The researchers themselves remain cautious. In their publications, they emphasize the need for prolonged follow-ups over several years, as well as phase 2 and 3 trials involving a much larger number of patients. Regulatory agencies, such as the FDA or the EMA, also impose particularly strict criteria for any therapy that modifies the genome permanently.

The enthusiasm is nevertheless understandable. If these approaches are confirmed, they could transform cardiovascular prevention in certain very high-risk patients, in particular those who do not tolerate current treatments or present severe genetic forms. More broadly, this work opens the way to preventive medicine based on the biological correction of upstream pathological mechanisms, rather than on the chronic management of symptoms.

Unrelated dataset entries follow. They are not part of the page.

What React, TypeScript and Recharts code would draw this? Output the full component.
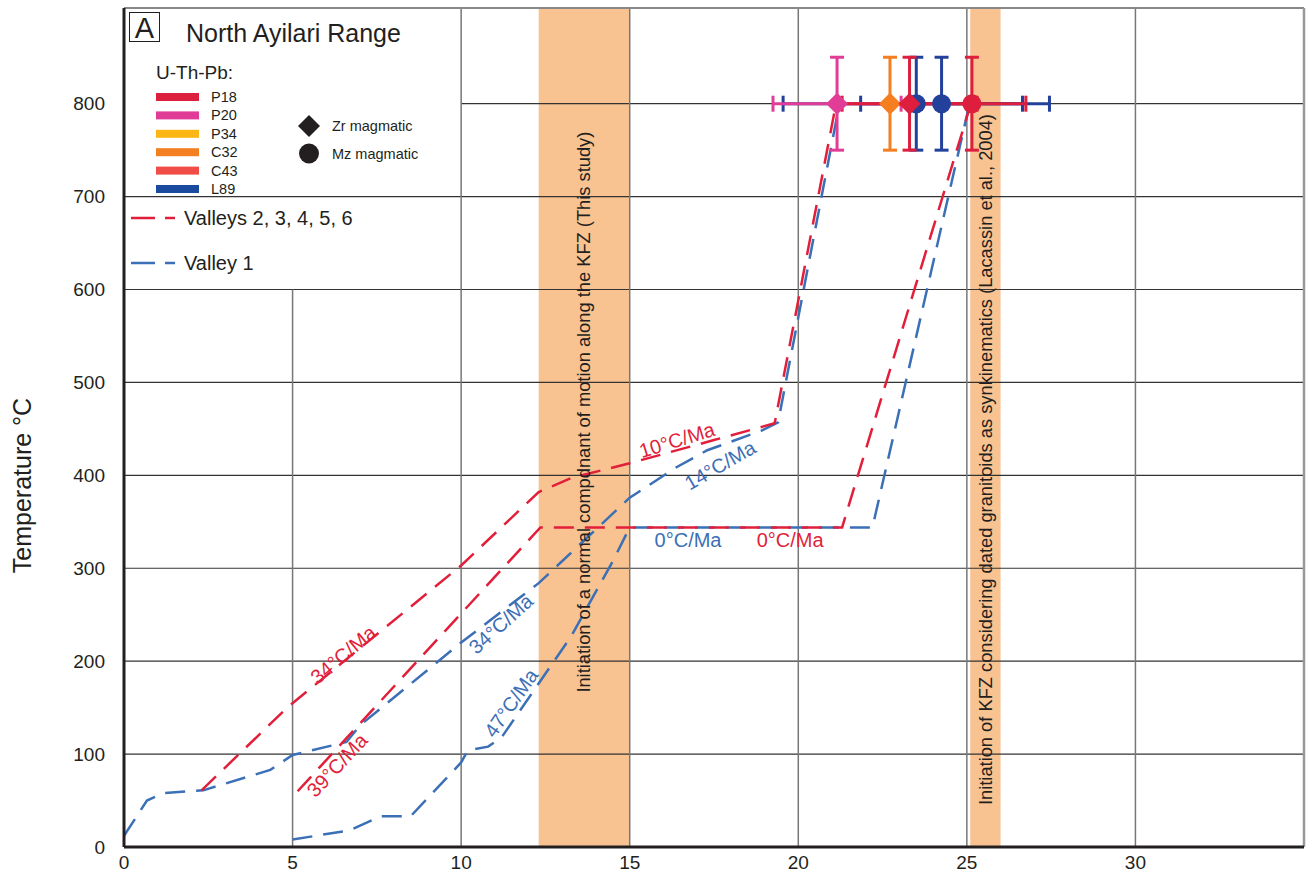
import React from 'react';
import {
  ComposedChart,
  Line,
  Scatter,
  ErrorBar,
  XAxis,
  YAxis,
  ReferenceLine,
  ReferenceArea,
  ReferenceDot,
} from 'recharts';

const FONT = '"Liberation Sans", Arial, Helvetica, sans-serif';
const INK = '#231F20';

const xTicks = [0, 5, 10, 15, 20, 25, 30];
const yTicks = [0, 100, 200, 300, 400, 500, 600, 700, 800];

// Valleys 2, 3, 4, 5, 6 (red)
const redUpper = [
  { x: 2.3, y: 61 }, { x: 4.84, y: 150 }, { x: 10, y: 303 }, { x: 12.3, y: 382 },
  { x: 13.25, y: 397 }, { x: 15, y: 413 }, { x: 17.5, y: 438 }, { x: 19.3, y: 456 },
  { x: 21.12, y: 800 },
];
const redLower = [
  { x: 5.15, y: 60 }, { x: 12.35, y: 344 }, { x: 21.3, y: 344 }, { x: 25.12, y: 800 },
];

// Valley 1 (blue)
const blueUpper = [
  { x: 0, y: 12 }, { x: 0.68, y: 50 }, { x: 1.16, y: 58 }, { x: 2.35, y: 61 },
  { x: 4.34, y: 83 }, { x: 5, y: 99 }, { x: 6.6, y: 113 }, { x: 7, y: 131 },
  { x: 10, y: 220 }, { x: 12.3, y: 284 }, { x: 15, y: 376 }, { x: 16.4, y: 409 },
  { x: 17.3, y: 427 }, { x: 18.9, y: 448 }, { x: 19.4, y: 457 }, { x: 21.2, y: 796 },
];
const blueLower = [
  { x: 5, y: 8 }, { x: 6.7, y: 18 }, { x: 7.6, y: 33 }, { x: 8.5, y: 33 },
  { x: 10, y: 91 }, { x: 10.2, y: 104 }, { x: 10.8, y: 108 }, { x: 11.2, y: 118 },
  { x: 13.25, y: 226 }, { x: 14.52, y: 309 }, { x: 15, y: 344 }, { x: 22.2, y: 344 },
  { x: 25.05, y: 795 },
];

// U-Th-Pb ages (Ma) at 800 °C, with x and y errors
const zrP20 = [{ x: 21.15, y: 800, ex: 1.9, ey: 50 }];
const zrC32 = [{ x: 22.72, y: 800, ey: 50 }];
const zrP18 = [{ x: 23.3, y: 800, ex: 2.0, ey: 50 }];
const mzL89 = [
  { x: 23.5, y: 800, ex: 3.95, ey: 50 },
  { x: 24.25, y: 800, ex: 2.4, ey: 50 },
];
const mzP18 = [{ x: 25.15, y: 800, ex: 1.6, ey: 50 }];

const legendSamples = ['P18', 'P20', 'P34', 'C32', 'C43', 'L89'];
const legendColors = ['#DB1F3D', '#E03C97', '#FDB714', '#F47F21', '#EF4D45', '#1B4B9E'];

const bands = [
  { x1: 12.3, x2: 15, text: 'Initiation of a normal compdnant of motion along the KFZ (This study)', tx: 13.62, ty: 468 },
  { x1: 25.1, x2: 26, text: 'Initiation of KFZ considering dated granitoids as synkinematics (Lacassin et al., 2004)', tx: 25.54, ty: 417 },
];

const RED = '#E21F3B';
const BLUE = '#3B6FB6';

const rateLabels = [
  { text: '34°C/Ma', color: RED, x: 6.5, y: 207, angle: -40 },
  { text: '39°C/Ma', color: RED, x: 6.32, y: 88, angle: -47 },
  { text: '34°C/Ma', color: BLUE, x: 11.18, y: 240, angle: -42 },
  { text: '47°C/Ma', color: BLUE, x: 11.48, y: 155, angle: -55 },
  { text: '10°C/Ma', color: RED, x: 16.4, y: 438, angle: -17 },
  { text: '14°C/Ma', color: BLUE, x: 17.68, y: 411, angle: -30 },
  { text: '0°C/Ma', color: BLUE, x: 16.73, y: 330, angle: 0 },
  { text: '0°C/Ma', color: RED, x: 19.76, y: 330, angle: 0 },
];

const rotText = (text: string, color: string, angle: number, size: number) => (props: any) => {
  const vb = props.viewBox || {};
  const cx = (vb.x || 0) + (vb.width || 0) / 2;
  const cy = (vb.y || 0) + (vb.height || 0) / 2;
  return (
    <text
      x={cx}
      y={cy}
      transform={`rotate(${angle} ${cx} ${cy})`}
      textAnchor="middle"
      dominantBaseline="central"
      fill={color}
      fontSize={size}
      fontFamily={FONT}
    >
      {text}
    </text>
  );
};

const Diamond = (props: any) => {
  const { cx, cy, fill } = props;
  const r = 11;
  return <polygon points={`${cx},${cy - r} ${cx + r},${cy} ${cx},${cy + r} ${cx - r},${cy}`} fill={fill} />;
};

const Circle = (props: any) => <circle cx={props.cx} cy={props.cy} r={9.5} fill={props.fill} />;

const gridH = '#333';
const gridV = '#777';

function Legend() {
  return (
    <svg
      width={1311}
      height={881}
      style={{ position: 'absolute', left: 0, top: 0, pointerEvents: 'none' }}
      fontFamily={FONT}
    >
      <rect x={129.5} y={12.5} width={30} height={29} fill="#fff" stroke={INK} strokeWidth={1} />
      <text x={144.5} y={38} textAnchor="middle" fontSize={29} fill={INK}>A</text>
      <text x={186} y={42} fontSize={25} fill={INK}>North Ayilari Range</text>
      <text x={156} y={79} fontSize={19} fill={INK}>U-Th-Pb:</text>
      {legendSamples.map((s, i) => {
        const cy = 97 + i * 18.4;
        return (
          <g key={s}>
            <rect x={156} y={cy - 4} width={43} height={8} fill={legendColors[i]} />
            <text x={211} y={cy + 5} fontSize={14.5} fill={INK}>{s}</text>
          </g>
        );
      })}
      <polygon points="309,115 320,126 309,137 298,126" fill={INK} />
      <text x={332} y={131} fontSize={14.5} fill={INK}>Zr magmatic</text>
      <circle cx={309} cy={153.5} r={10} fill={INK} />
      <text x={332} y={159} fontSize={14.5} fill={INK}>Mz magmatic</text>
      <line x1={131} y1={218} x2={155} y2={218} stroke={RED} strokeWidth={2.5} />
      <line x1={165} y1={218} x2={175} y2={218} stroke={RED} strokeWidth={2.5} />
      <text x={184} y={225} fontSize={20} fill={INK}>Valleys 2, 3, 4, 5, 6</text>
      <line x1={131} y1={263} x2={155} y2={263} stroke={BLUE} strokeWidth={2.5} />
      <line x1={165} y1={263} x2={175} y2={263} stroke={BLUE} strokeWidth={2.5} />
      <text x={184} y={270} fontSize={20} fill={INK}>Valley 1</text>
    </svg>
  );
}

export default function App() {
  const dash = '20 11';
  return (
    <div style={{ position: 'absolute', left: 0, top: 0, width: 1311, height: 881, background: '#fff' }}>
      <ComposedChart width={1311} height={881} margin={{ top: 8, right: 7, bottom: 0, left: 0 }}>
        <XAxis
          type="number"
          dataKey="x"
          domain={[0, 35]}
          ticks={xTicks}
          interval={0}
          tickLine={false}
          tickSize={0}
          tickMargin={9}
          height={34}
          axisLine={{ stroke: INK, strokeWidth: 3 }}
          tick={{ fontSize: 19, fill: INK, fontFamily: FONT }}
          allowDataOverflow
        />
        <YAxis
          type="number"
          dataKey="y"
          domain={[0, 903]}
          ticks={yTicks}
          interval={0}
          tickLine={false}
          tickSize={0}
          tickMargin={19}
          width={124}
          axisLine={{ stroke: INK, strokeWidth: 3 }}
          tick={{ fontSize: 19, fill: INK, fontFamily: FONT }}
          allowDataOverflow
          label={{
            content: (p: any) => {
              const vb = p.viewBox || { x: 0, y: 8, width: 124, height: 839 };
              const x = vb.x + 22;
              const y = vb.y + vb.height / 2 + 58;
              return (
                <text x={x} y={y} transform={`rotate(-90 ${x} ${y})`} textAnchor="middle" dominantBaseline="central" fontSize={25} fill={INK} fontFamily={FONT}>
                  Temperature °C
                </text>
              );
            },
          }}
        />

        {/* grid */}
        {[100, 200, 300, 400, 500, 600, 700].map((v) => (
          <ReferenceLine key={'h' + v} y={v} stroke={gridH} strokeWidth={1.2} />
        ))}
        <ReferenceLine segment={[{ x: 10, y: 800 }, { x: 35, y: 800 }]} stroke={gridH} strokeWidth={1.2} />
        <ReferenceLine segment={[{ x: 5, y: 0 }, { x: 5, y: 600 }]} stroke={gridV} strokeWidth={1.5} />
        {[10, 15, 20, 25, 30].map((v) => (
          <ReferenceLine key={'v' + v} x={v} stroke={gridV} strokeWidth={1.5} />
        ))}
        <ReferenceLine y={903} stroke="#888" strokeWidth={2} />
        <ReferenceLine x={35} stroke="#999" strokeWidth={2.5} />

        {/* time windows */}
        {bands.map((b, i) => (
          <ReferenceArea key={'b' + i} x1={b.x1} x2={b.x2} y1={0} y2={903} fill="#F8BE89" fillOpacity={0.93} stroke="none" />
        ))}
        {bands.map((b, i) => (
          <ReferenceDot
            key={'bt' + i}
            x={b.tx}
            y={b.ty}
            r={0}
            fill="none"
            stroke="none"
            label={rotText(b.text, INK, -90, 18.3)}
          />
        ))}

        {/* thermal paths */}
        <Line data={blueUpper} dataKey="y" type="linear" stroke={BLUE} strokeWidth={2.5} strokeDasharray={dash} dot={false} activeDot={false} isAnimationActive={false} />
        <Line data={blueLower} dataKey="y" type="linear" stroke={BLUE} strokeWidth={2.5} strokeDasharray={dash} dot={false} activeDot={false} isAnimationActive={false} />
        <Line data={redUpper} dataKey="y" type="linear" stroke={RED} strokeWidth={2.5} strokeDasharray={dash} dot={false} activeDot={false} isAnimationActive={false} />
        <Line data={redLower} dataKey="y" type="linear" stroke={RED} strokeWidth={2.5} strokeDasharray={dash} dot={false} activeDot={false} isAnimationActive={false} />

        {rateLabels.map((l, i) => (
          <ReferenceDot
            key={'rl' + i}
            x={l.x}
            y={l.y}
            r={0}
            fill="none"
            stroke="none"
            label={rotText(l.text, l.color, l.angle, 20)}
          />
        ))}

        {/* geochronology */}
        <Scatter data={mzL89} dataKey="y" fill="#23409A" shape={Circle} isAnimationActive={false}>
          <ErrorBar dataKey="ex" direction="x" width={8} stroke="#23409A" strokeWidth={3} />
          <ErrorBar dataKey="ey" direction="y" width={7} stroke="#23409A" strokeWidth={3} />
        </Scatter>
        <Scatter data={zrC32} dataKey="y" fill="#F47E20" shape={Diamond} isAnimationActive={false}>
          <ErrorBar dataKey="ey" direction="y" width={7} stroke="#F47E20" strokeWidth={3} />
        </Scatter>
        <Scatter data={zrP20} dataKey="y" fill="#E13D97" shape={Diamond} isAnimationActive={false}>
          <ErrorBar dataKey="ex" direction="x" width={8} stroke="#E13D97" strokeWidth={3} />
          <ErrorBar dataKey="ey" direction="y" width={7} stroke="#E13D97" strokeWidth={3} />
        </Scatter>
        <Scatter data={zrP18} dataKey="y" fill="#DD1E3D" shape={Diamond} isAnimationActive={false}>
          <ErrorBar dataKey="ex" direction="x" width={8} stroke="#DD1E3D" strokeWidth={3} />
          <ErrorBar dataKey="ey" direction="y" width={7} stroke="#DD1E3D" strokeWidth={3} />
        </Scatter>
        <Scatter data={mzP18} dataKey="y" fill="#DD1E3D" shape={Circle} isAnimationActive={false}>
          <ErrorBar dataKey="ex" direction="x" width={8} stroke="#DD1E3D" strokeWidth={3} />
          <ErrorBar dataKey="ey" direction="y" width={7} stroke="#DD1E3D" strokeWidth={3} />
        </Scatter>
      </ComposedChart>
      <Legend />
    </div>
  );
}
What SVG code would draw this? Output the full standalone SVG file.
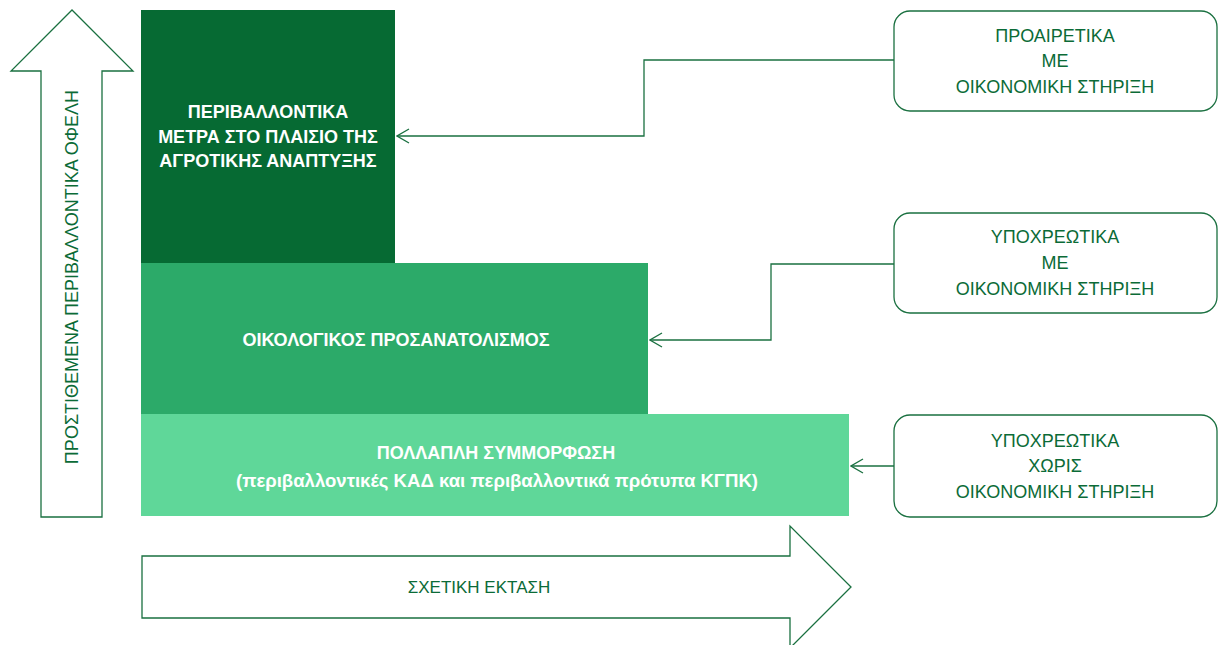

But between scientific promise and clinical reality, the road remains long. At this stage, CRISPR has not replaced statins: it has simply opened the door to a medicine where prevention would occur, perhaps one day, by correcting the gene rather than taking the pill. It remains to be seen whether society will accept lasting modification of the genome to prevent a risk rather than to treat a disease. A scientific question, but also an ethical one.

Sources

– Laffin, LJ, Nicholls, SJ et al. CRISPR-Cas9 Gene Editing Targeting ANGPTL3: First-in-Human, Phase 1 Results. New England Journal of Medicine, 2025.
Musunuru, K. et al. In Vivo Base Editing of PCSK9 in Humans. New England Journal of Medicine, 2023.
Musunuru, K. et al. Base Editing for Cholesterol Reduction in Monkeys and Human Cells. Nature, 2021.
–  Cohen, J.C., Boerwinkle, E., Mosley, T.H. Jr., & Hobbs, H.H. Sequence Variations in PCSK9, Low LDL, and Protection against Coronary Heart Disease. New England Journal of Medicine, 2006.